I have just finished a fascinating book called “Why we buy: the science of shopping”, written by Paco Underhill. It describes how the retail shopping experience can be improved (read ‘sell more’) just by monitoring the way in which shoppers interact with the environment in which they shop. Paco’s team have perfected the art of subtly and unobtrusively following shoppers around stores, recording exactly what they do while in the store.
Big retailers call them in to a fix a whole range of problems. Some of the suggestions they come up with are a lot simpler than you would imagine for something as complex as store design. For instance, Paco mentions the story of an Australian store that was having problems selling cut flowers. There was a wide range on offer in the aisle and great foot traffic passed the display but the category was still underperforming compared with other similar-sized supermarkets.
Paco’s team started their monitoring and gradually the issues came to light. Firstly, the flowers were placed in large plastic bins, which made it difficult to see if they were sold individually or as a bunch. The bins also managed to hide the price of each bunch so shoppers had to pull out a bunch from each bin to see what they cost, and by doing so they promptly dripped water all over the aisle.
The highly technical solution was to pull out a few bunches from each bin and place them in an easier-to-reach container and make the price more obvious. Once this was done the flowers started flying out the door and the category performance came up to standard. No extra advertising, no expensive store display, no change of category mix. Probably the simplest of solutions (most in Paco’s book are painfully obvious but frequently missed by retailers) but nevertheless the best solution for the problem.

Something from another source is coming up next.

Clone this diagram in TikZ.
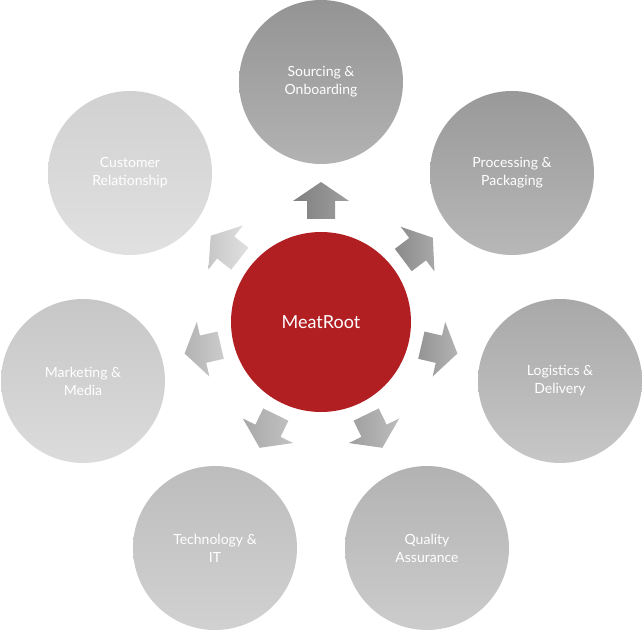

Unfortunately, when things fail to perform online this type of user analysis is rarely considered an option. (And yes, there are some tools we use so we can see ‘over the shoulder’ of each of your website’s visitors.) But most people think that traffic – or a lack of it – is the reason why a product or service is not selling online. This is the reason why ‘How do I build traffic to my website?’ is one of the top three questions I get asked each week.
However, just like the flower example, finding more traffic is usually not the solution. It wouldn’t have mattered how many people walked past the flower aisle in its original form, those flowers would still have remained stuck in their over-sized buckets.
So how do you know if your low website conversion rate is a problem that has a solution as easy as this one was? Especially when increasing your visitor traffic takes both time and money, while basic web page changes can usually be made in minutes for little investment.
Sometimes it is easy to pick out – here are a few ideas for you to try.
First, it pays to recognise the need for a fresh pair of eyes to help you see problems that have previously remained hidden to you. I am frequently called in to take on this role. All I’m told is that there is a problem (low sales or low conversions) and I’m then left to wander through the person’s website to buy or register for something along the way.
Just like Paco’s team do, it is ideal if you can look over the shoulder of the person using your site. Technology makes this easy. We use Gotomeeting – it allows you to see the reviewer’s computer screen as they click throughyour site. Couple this with a phone call so you can hear them mutter away about what they want to do but are having problems with and you are set. We go one step further and record the process so website owners can refer to the session later on as they work through making any changes identified.
Fresh eyes will pick up ‘instruction text’ that trips up rather than guides visitors through their shopping experience. For an e-commerce site, the main instruction points occur during these stages: adding product to a cart, checking out the purchase, entering personal details, entering billing details, and confirming the purchase. There’s a lot in here to cause problems for a first-time shopper. (Any website analytics tool should confirm how big the problem is by the percentage of people that fall out of the buying process at each stage of the sale.)
Last week I reviewed a website that had some problems in this area. Their instructions were not clear on how the shipping cost was applied and what you needed to do to register your details. I was running a Gotomeeting session, with the website owner seeing what I was doing, while I talked through what content was causing my confusion. I picked up obvious things that they had missed because they had seen their site too often. So when we reached the problem stages they didn’t really need my comments, they were obvious to them too – it was just that they had missed them before. We found problems with four areas and suggested some small changes that should have a dramatic effect on improving their conversion rates.
Finally, once you have all your ‘instructions’ working well, you need to look at the softer side of the sale – the level of assurance your site provides the first-time shopper. When thinking about how much of this is required I always think of my father-in-law as the shopper we are dealing with. How would he feel as he worked through the sales process for the first time? Would the text be big enough? Are the action buttons absolutely clear? Are all his questions answered in such a way as to make him feel comfortable making his first online purchase on the site I am reviewing?
Assumption is the problem here. You know you have a 14-day money-back guarantee with nice customer service staff to help with any returns but unless you make these statements obvious on your order pages nobody else will know. Remember the recent concern over security of the online payment of Auckland toll transactions? How do you tell your shoppers your site is secure?
These three points done properly should pick up the small, obvious changes that can have a big effect on your site’s conversion rate. Don’t underestimate how much these little alterations can do. As I was once told by a successful retail manager “Retail is detail” – well, the same applies online.